Saturday, 1 March 2014

please.

cant sleep rn bc I'm busy having a fucking panic attack over Monday aka dooms day. 

seriously. all I can think about in the past three months was how badly I'm gonna score and everything. I know the law of attraction. I know the more pessimistic I get the closer it will reflect in reality. 

but seriously, fuck it. 

I'm so afraid of even meeting anybody on Monday in fear that they would ask me about my results. I don't even want to see my classmates because I know for sure they're gonna score well. "well" is actually an understatement. I'm going to prepare to see at least half of them going up on stage to collect their results. I absolutely dread the moment when I'm going to collect my cert, and my civics tutor give me a sympathetic look, telling me this is not the end and I am meant to do greater things beyond the syllabus of physics and chemistry. prolly something related to the talent I sort of have and something that won't secure a stable rice bowl in this society. 

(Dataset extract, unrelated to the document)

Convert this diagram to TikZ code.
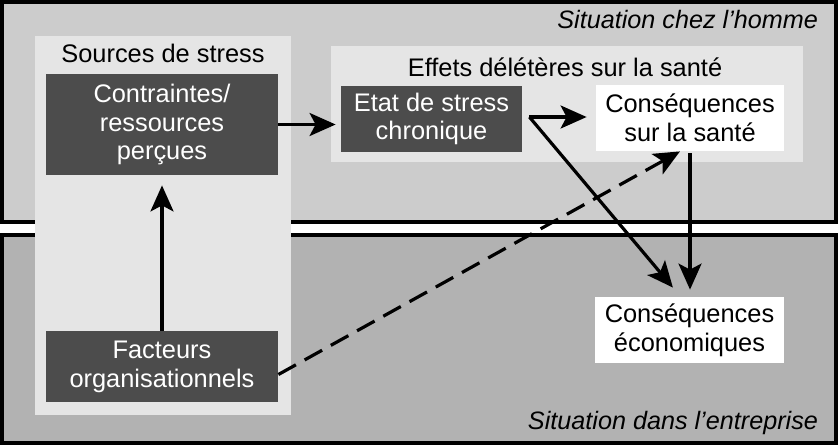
\documentclass[tikz,border=0pt]{standalone}
\usepackage{fontspec}
\setmainfont{Liberation Sans}
\usepackage{tikz}
\usetikzlibrary{arrows.meta}
\definecolor{hommegray}{gray}{0.8}
\definecolor{entrgray}{gray}{0.7}
\definecolor{panelgray}{gray}{0.9}
\definecolor{boxgray}{gray}{0.3}
\tikzset{darkbox/.style={fill=boxgray, text=white, align=center, inner sep=0}}
\tikzset{whitebox/.style={fill=white, text=black, align=center, inner sep=0}}
\tikzset{arr/.style={black, line width=1.6pt, -{Stealth[length=13pt,width=11.5pt,inset=3pt]}}}

\begin{document}
\begin{tikzpicture} [x=.5pt, y=-.5pt, font=\fontsize{12.7}{14.4}\selectfont]
\useasboundingbox (0,0) rectangle (838,445);
\draw[line width=2pt, fill=hommegray] (2,2) rectangle (836,222);
\draw[line width=2pt, fill=entrgray] (2,235) rectangle (836,443);
\fill[panelgray] (35,36) rectangle (291,415);
\fill[panelgray] (331,46) rectangle (803,162);
\node[anchor=base east, font=\fontsize{12.6}{14.4}\selectfont\itshape] (homme) at (825,28) {Situation chez l’homme};
\node[anchor=base east, font=\fontsize{12.6}{14.4}\selectfont\itshape] (entr) at (825,429) {Situation dans l’entreprise};
\node[anchor=base] (sources) at (163,62) {Sources de stress};
\node[anchor=base] (effets) at (565,76) {Effets délétères sur la santé};
\node[darkbox, minimum width=116pt, minimum height=50.5pt] (contr) at (162,124.5) {Contraintes/\\ressources\\perçues};
\node[darkbox, minimum width=116pt, minimum height=35.5pt] (fact) at (162,366.5) {Facteurs\\organisationnels};
\node[darkbox, minimum width=90.5pt, minimum height=33pt] (etat) at (431.5,119) {Etat de stress\\chronique};
\node[whitebox, minimum width=94pt, minimum height=33pt] (sante) at (690,118) {Conséquences\\sur la santé};
\node[whitebox, minimum width=94.5pt, minimum height=33pt] (eco) at (689.5,330) {Conséquences\\économiques};
\coordinate (fork) at ([xshift=3.5pt,yshift=1pt]etat.east);
\draw[arr, shorten >=2.5pt] (contr.east) -- (contr.east -| etat.west);
\draw[arr, shorten >=5pt] (fact.north) -- (contr.south);
\draw[arr, shorten >=4.5pt] (fork) -- (fork -| sante.west);
\draw[arr, shorten >=5.9pt] (fork) -- ([xshift=-4.5pt]eco.north);
\draw[arr, shorten <=1pt, shorten >=3.5pt] (sante.south) -- (sante.south |- eco.north);
\draw[arr, dash pattern=on 10pt off 5pt] ([yshift=-4pt]fact.east) -- ([xshift=-5pt]sante.south);
\end{tikzpicture}
\end{document}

no one knows how hard it is. having to be so accustomed to failure I was sick and scared of it. having to survive panic attacks before every, single, examination just because I knew it was going to be a losing battle. having peers who are so fucking intelligent. having to be in a position where nothing I did seemed to help. having teachers who didn't give up on you, but you were just too ashamed to meet them anyway because you felt you've disappointed them enough.

please. let it be good. I studied hard. I tried my best. please let my best be enough.